文学与地域
文学与地域有着极为密切的关系, 两者相互影响,且两方面的影响具有互动性。
一方面地域影响着文学。北方的《诗经》“辞约而旨丰”,“事信而不诞”,南方的《楚辞》“瑰诡而惠巧”,“耀艳而深华”,齐鲁文化孕育下的孔、孟与深受楚风熏染的老、庄的作品其特征也皎然可辨。这些都是凸显出地域对于文化的巨大影响。其中地域对文学的影响又体现在两方面。
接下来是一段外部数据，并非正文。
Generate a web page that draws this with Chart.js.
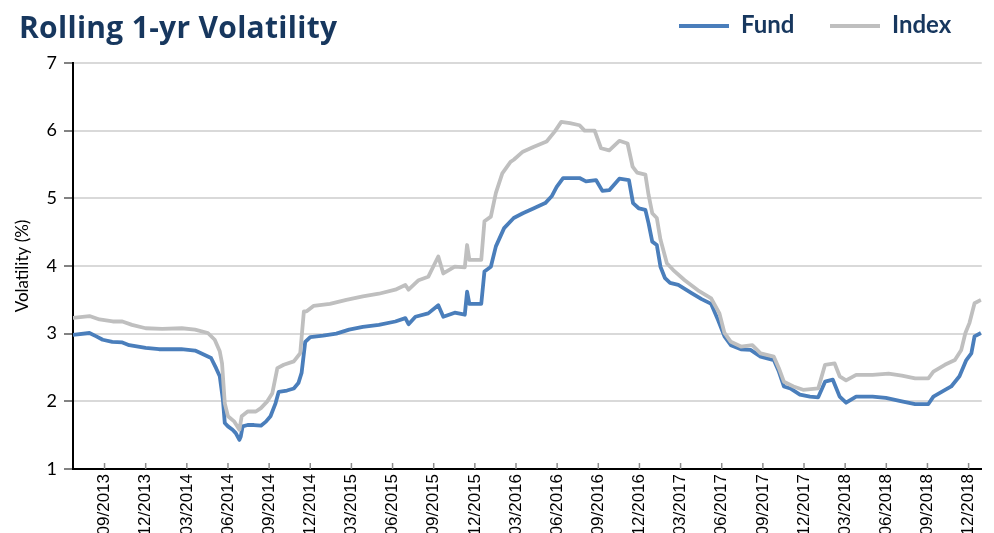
<!DOCTYPE html>
<html>
<head>
<meta charset="utf-8">
<script src="https://cdn.jsdelivr.net/npm/chart.js@4.4.1/dist/chart.umd.min.js"></script>
<style>
html,body{margin:0;padding:0;background:#fff;overflow:hidden}
#wrap{position:relative;width:994px;height:533px}
canvas{position:absolute;left:0;top:0}
#title{position:absolute;left:19px;top:12px;font:700 30px/30px "Open Sans",sans-serif;letter-spacing:0.3px;color:#17375e;white-space:nowrap}
.lgtxt{position:absolute;top:12px;font:700 24px/24px Lato,sans-serif;color:#17375e;white-space:nowrap}
.lgsw{position:absolute;top:24px;height:4px;width:50px}
</style>
</head>
<body>
<div id="wrap">
  <canvas id="c" width="994" height="533"></canvas>
  <div id="title">Rolling 1-yr Volatility</div>
  <div id="legend"></div>
</div>
<script>
// ---- data ----
const seriesNames = ['Fund', 'Index'];
const seriesColors = ['#4a7ebb', '#bfbfbf'];

const tickLabels = ['09/2013','12/2013','03/2014','06/2014','09/2014','12/2014','03/2015','06/2015','09/2015','12/2015',
  '03/2016','06/2016','09/2016','12/2016','03/2017','06/2017','09/2017','12/2017','03/2018','06/2018','09/2018','12/2018'];

const fundDates = ['2013-06-19','2013-07-28','2013-08-13','2013-08-27','2013-09-18','2013-10-10','2013-10-25','2013-12-01','2013-12-30',
  '2014-02-19','2014-03-19','2014-04-02','2014-04-24','2014-05-05','2014-05-13','2014-05-20','2014-05-24','2014-06-01','2014-06-11',
  '2014-06-18','2014-06-26','2014-06-29','2014-07-03','2014-07-14','2014-07-28','2014-08-13','2014-08-24','2014-09-04','2014-09-15',
  '2014-09-22','2014-10-10','2014-10-25','2014-11-05','2014-11-12','2014-11-20','2014-12-01','2014-12-29',
  '2015-01-28','2015-02-26','2015-03-26','2015-05-01','2015-06-07','2015-06-29','2015-07-06','2015-07-21','2015-08-19','2015-09-11',
  '2015-09-22','2015-10-17','2015-11-09','2015-11-14','2015-11-19','2015-12-15','2015-12-22',
  '2016-01-06','2016-01-17','2016-02-05','2016-02-26','2016-03-16','2016-04-09','2016-05-05','2016-05-19','2016-05-30','2016-06-14',
  '2016-07-20','2016-08-04','2016-08-26','2016-09-10','2016-09-25','2016-10-17','2016-11-08','2016-11-17','2016-11-30','2016-12-14',
  '2016-12-21','2016-12-29',
  '2017-01-09','2017-01-17','2017-01-27','2017-02-08','2017-02-26','2017-03-25','2017-04-17','2017-05-08','2017-05-23','2017-06-07',
  '2017-06-21','2017-07-13','2017-08-04','2017-08-26','2017-09-25','2017-10-06','2017-10-17','2017-11-01','2017-11-22','2017-12-14',
  '2018-01-02','2018-01-17','2018-02-04','2018-02-19','2018-03-03','2018-03-25','2018-05-01','2018-05-30','2018-07-05','2018-08-04',
  '2018-09-03','2018-09-14','2018-10-02','2018-10-23','2018-11-11','2018-11-26','2018-12-07','2018-12-14','2018-12-28'];
const fundValues = [2.98,3.01,2.96,2.91,2.88,2.87,2.83,2.79,2.77,
  2.77,2.75,2.71,2.64,2.49,2.37,2.02,1.68,1.63,1.58,
  1.53,1.43,1.48,1.63,1.65,1.65,1.64,1.70,1.78,1.97,
  2.14,2.16,2.19,2.27,2.42,2.88,2.95,2.97,
  3.00,3.06,3.10,3.13,3.18,3.23,3.14,3.25,3.30,3.42,
  3.25,3.31,3.28,3.62,3.44,3.44,3.92,
  3.99,4.29,4.56,4.71,4.78,4.85,4.93,5.03,5.17,5.30,
  5.30,5.25,5.27,5.11,5.12,5.29,5.27,4.93,4.85,4.83,
  4.63,4.36,
  4.31,3.99,3.82,3.75,3.72,3.60,3.51,3.44,3.20,2.96,
  2.83,2.77,2.76,2.66,2.61,2.44,2.22,2.19,2.10,2.07,
  2.06,2.29,2.32,2.07,1.98,2.07,2.07,2.05,2.00,1.96,
  1.96,2.07,2.14,2.22,2.37,2.61,2.71,2.96,3.01];

const indexDates = ['2013-06-19','2013-07-28','2013-08-20','2013-09-19','2013-10-10','2013-11-01','2013-12-01',
  '2014-01-07','2014-02-20','2014-03-19','2014-04-17','2014-05-02','2014-05-13','2014-05-18','2014-05-24','2014-06-01','2014-06-15',
  '2014-06-26','2014-07-01','2014-07-14','2014-08-02','2014-08-13','2014-08-27','2014-09-08','2014-09-19','2014-10-03','2014-10-25',
  '2014-11-09','2014-11-17','2014-11-23','2014-12-08',
  '2015-01-14','2015-02-20','2015-03-26','2015-05-01','2015-06-07','2015-06-29','2015-07-06','2015-07-28','2015-08-19','2015-09-11',
  '2015-09-22','2015-10-17','2015-11-09','2015-11-14','2015-11-19','2015-12-15','2015-12-22',
  '2016-01-06','2016-01-17','2016-02-01','2016-02-19','2016-02-26','2016-03-16','2016-04-09','2016-05-08','2016-05-26','2016-06-10',
  '2016-06-29','2016-07-20','2016-08-01','2016-08-23','2016-09-07','2016-09-25','2016-10-17','2016-11-05','2016-11-16','2016-11-26',
  '2016-12-14','2016-12-21','2016-12-29',
  '2017-01-09','2017-01-17','2017-02-01','2017-02-15','2017-03-10','2017-04-09','2017-05-08','2017-05-26','2017-06-07','2017-06-21',
  '2017-07-13','2017-08-08','2017-08-26','2017-09-25','2017-10-06','2017-10-17','2017-11-08','2017-11-29',
  '2018-01-02','2018-01-17','2018-02-08','2018-02-19','2018-03-03','2018-03-25','2018-05-01','2018-06-06','2018-07-05','2018-08-04',
  '2018-09-03','2018-09-14','2018-10-09','2018-10-31','2018-11-15','2018-11-24','2018-12-03','2018-12-14','2018-12-28'];
const indexValues = [3.23,3.26,3.21,3.18,3.18,3.13,3.08,
  3.07,3.08,3.06,3.01,2.91,2.74,2.56,1.97,1.78,1.70,
  1.58,1.78,1.85,1.85,1.90,2.00,2.12,2.49,2.54,2.59,
  2.71,3.33,3.33,3.41,
  3.44,3.50,3.55,3.59,3.65,3.72,3.65,3.79,3.84,4.14,
  3.89,3.99,3.98,4.31,4.09,4.09,4.66,
  4.73,5.08,5.37,5.54,5.57,5.69,5.76,5.84,5.99,6.13,
  6.11,6.08,6.00,6.00,5.74,5.71,5.85,5.81,5.47,5.38,
  5.35,5.05,4.78,
  4.71,4.39,4.04,3.94,3.79,3.64,3.52,3.30,3.01,2.88,
  2.81,2.83,2.71,2.66,2.49,2.29,2.22,2.17,
  2.19,2.54,2.56,2.37,2.31,2.39,2.39,2.41,2.38,2.34,
  2.34,2.44,2.54,2.61,2.76,3.01,3.16,3.45,3.50];

// ---- helpers: months since Jan 2013 ----
function dateToT(s){ const [y,m,d]=s.split('-').map(Number); return (y-2013)*12+(m-1)+(d-1)/30; }
function labelToT(l){ const [m,y]=l.split('/').map(Number); return (y-2013)*12+(m-1); }

const innerTicks = {
  id:'innerTicks',
  afterDatasetsDraw(c){
    const s=c.scales.x, ctx=c.ctx;
    ctx.save(); ctx.strokeStyle='#8c8c8c'; ctx.lineWidth=1.5;
    s.ticks.forEach(t=>{ const x=s.getPixelForValue(t.value); ctx.beginPath(); ctx.moveTo(x,s.top); ctx.lineTo(x,s.top-6); ctx.stroke(); });
    ctx.restore();
  }
};

const chart = new Chart(document.getElementById('c').getContext('2d'), {
  type:'line',
  data:{datasets:[
    {label:seriesNames[0], data:fundDates.map((d,i)=>({x:dateToT(d),y:fundValues[i]})), borderColor:seriesColors[0],
     borderWidth:3.8, pointRadius:0, tension:0, borderJoinStyle:'round', order:1},
    {label:seriesNames[1], data:indexDates.map((d,i)=>({x:dateToT(d),y:indexValues[i]})), borderColor:seriesColors[1],
     borderWidth:3.8, pointRadius:0, tension:0, borderJoinStyle:'round', order:0}
  ]},
  options:{
    responsive:false, animation:false,
    layout:{padding:{top:63,left:0,right:0,bottom:0}},
    plugins:{legend:{display:false}, tooltip:{enabled:false}},
    scales:{
      x:{type:'linear', min:5.7, max:71.96,
        afterBuildTicks:s=>{ s.ticks = tickLabels.map(l=>({value:labelToT(l)})); },
        afterFit:s=>{ s.height = 64; },
        grid:{drawOnChartArea:false, drawTicks:false},
        border:{color:'#000', width:2},
        ticks:{autoSkip:false, minRotation:90, maxRotation:90, padding:5, color:'#000',
          font:{family:'"Liberation Sans", Arial, sans-serif', size:17},
          callback:(v,i)=>tickLabels[i]}
      },
      y:{min:1, max:7,
        afterFit:s=>{ s.width = 73; },
        ticks:{stepSize:1, padding:7, color:'#000', font:{family:'Lato, sans-serif', size:18}},
        grid:{color:'#d9d9d9', lineWidth:2, tickLength:9, tickColor:'#595959', tickWidth:1.5},
        border:{color:'#000', width:2},
        title:{display:true, text:'Volatility (%)', color:'#000', font:{family:'Lato, sans-serif', size:17}, padding:{top:12,bottom:0}}
      }
    }
  },
  plugins:[innerTicks]
});

// ---- HTML legend ----
const lg = document.getElementById('legend');
const swLeft = [679, 830], txtLeft = [741, 892];
seriesNames.forEach((n,i)=>{
  const sw=document.createElement('div'); sw.className='lgsw'; sw.style.left=swLeft[i]+'px'; sw.style.background=seriesColors[i]; lg.appendChild(sw);
  const t=document.createElement('div'); t.className='lgtxt'; t.style.left=txtLeft[i]+'px'; t.textContent=n; lg.appendChild(t);
});
</script>
</body>
</html>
首先地域素材作为文学表现对象影响着文学形态。刘勰《文心雕龙·物色》篇中一句“若乃山林皋壤,实文思之奥府,……屈平所以能洞监《风》《骚》之情者,抑亦江山之助乎?”就充分证明了这一观点。唐代柳宗元被贬至永州,得获永州江山之助,以永州的地域素材为其文学表达对象,创作了《永州八记》以寄情抒志。又如梁园这一地域景观,在唐代梁园作为唐人交往的典故为白居易的诗增添了文化内涵,也抒发了高适、王昌龄等人的英雄之气与失路之悲。同时地域文化作为文学创作环境对文学形态也会产生影响。如两汉,辞赋作家以吴、楚、巴蜀为主体,如刘安为淮南王, 枚乘淮阴人,司马相如和扬雄为蜀人; 散文作家则多处北方地区, 如贾谊为洛阳人、晁错颍川(属河南)人、班回扶风安陵人。唐代魏徵在《隋书·文学传序》中关于地域环境对文学形态的影响也有论列:江左宫商发越,贵于清绮;河朔词义贞刚,重乎气质。气质则理胜其词,清绮则文过其意。理深者便于时用,文华者宜于咏歌。此其南北词人得失之大较也。”
另一方面,文学反过来会对地域产生影响,具体体现在成功文本会对既有地域形象或文化产生补充、修补和推动的作用。唐前北固山尚未被当时文人附加上具有地域文化趋向的精神标识和功能判断,仅呈现出一种简单质朴的自然型山水之美,但至唐代,羁旅宦游者多吟咏,逐渐使其具有了特殊的文化内涵,由是北固山文学兴起发展,显露出一种英雄之气和兴亡之悲,由自然性向社会性过渡,正是文学赋予了其伟大的文化之美和人文内涵,推动其成为了镇江著名的景点。
由此可见地域环境对于文学的影响并非处于始终性的状态。假如自然环境自身的人文精神没有得到灌注与提炼,就无法产生更有文化意识的地域精神,也就不可能在第一时间对于文学创作产生影响。同样,文学若没有真正去关注自然环境的内在美感,也就谈不上对其进行文化反哺。